The US Election votes are still being tallied and could show by the end of today that Joe Biden has taken the lead in Pennsylvania and may even take Georgia, where the very last votes have put Biden ahead by just under a thousand votes as of this writing. If the Pennsylvania result is sufficiently clear, there is no real path for Trump and the question will be if the Biden campaign dares to step forward and declare that they have won by the end of today? How long will Trump hold out? Regardless, the market is taking the contested election risk far less seriously than was anticipated heading into Election Day. Even so, are we really going to see a strong extension of what has unfolded over the last couple of days if there is no concession from Trump into the weekend?

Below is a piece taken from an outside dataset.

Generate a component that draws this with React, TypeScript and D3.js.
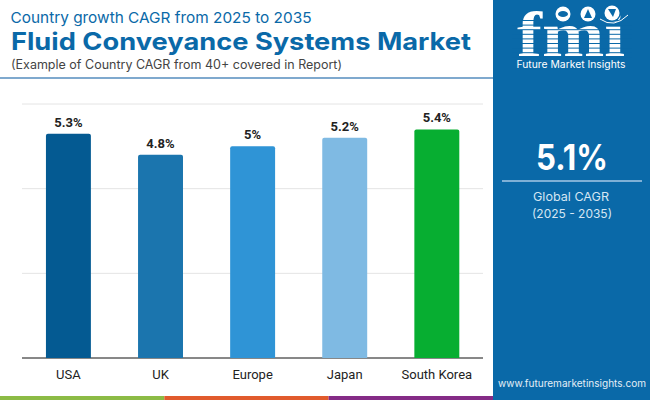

By the way, in all likelihood, a Biden presidency will see have a Republican blocking majority in the Senate, but the election drama in the Senate will be extended until early January if both of the Georgia Senate seats head for a runoff election there (one of those races has the Republican leading with 49.9% of the vote, and about 2% of the remaining votes apparently yet to be tallied and only goes to a run-off if the winner has less than 50%). In the House, the story is that the Democrats have performed extremely poorly, suggesting little appetite for the more progressive Blue Wave policies ahead of the 2022 mid-term elections.
Today’s FX Trading focus:
The Everything Up, USD down trade?
Judging from the market action of the last couple of days, it appears the market is surprisingly happy with the prospect of political gridlock in Washington for at least the next two years (before the 2022 mid-term election). A gridlocked Washington means no risk to the major equity indices and mega-cap stocks from a monopoly-busting, tax-raising Blue Wave. Still, it also likely means far less stimulus generosity. So if that is the assumption, then an extension higher in the everything up trade is that instead we will see a Powell Fed that will do everything to provide offsetting continued easing and levitate all asset markets with enormous further liquidity provision. Of course, it is possible for it to do so if it has the appetite, but as I argued yesterday in the “pre-postmortem” of this election, its actions are already creating long term headwinds for productivity and real GDP growth by propping up zombie companies by enabling over-generous credit terms.
And the Powell Fed’s pleas for more fiscal stimulus already suggested long ago that it doesn’t believe in the efficacy of its own tools to address its dual mandate – especially the labour market. Imagine the prospect of a winter of discontent, with mass evictions for millions of unemployed whose benefits are running out while the Nasdaq 100 marches to new all-time highs…the K-shape squared.
In short, I am watching the current market with a dose of skepticism, willing to uncomfortably play along with the narrative as long as the technical evidence and momentum suggests we should, but maintaining a healthy wariness around key event risks and the next steps from here.
The first test in coming days and weeks is the fate of the next round of stimulus that establishes what happens after December 31, when further provisions of the CARES Act expire, and then we will quickly transition to how further stimulus shapes up in a Biden administration, while the December FOMC meeting becomes a major testing point for the above narrative, especially if whatever stimulus is agreed is modest. A wild-card for the next two-plus months is a lame-duck Trump’s behavior and attitude on stimulus. At last night’s Fed meeting, the Fed maintained as low a profile as possible in hardly changing its statement, and no new message of note in the Powell press conference. Nor should anything have been expected, as the Fed has just shifted to its new flexible Average Inflation Targeting regime in recent months.
Chart: AUDUSD
AUDUSD has rallied hard above local previous highs and really only has the 0.7414 cycle top remaining for the bulls to open the chart for the huge 0.8100+ area that was the resistance back in late 2017 and early 2018. The first order of business, however, is a hold above the 0.7150-0.7200 zone after this knee-jerk reaction to the US Election “outcome”.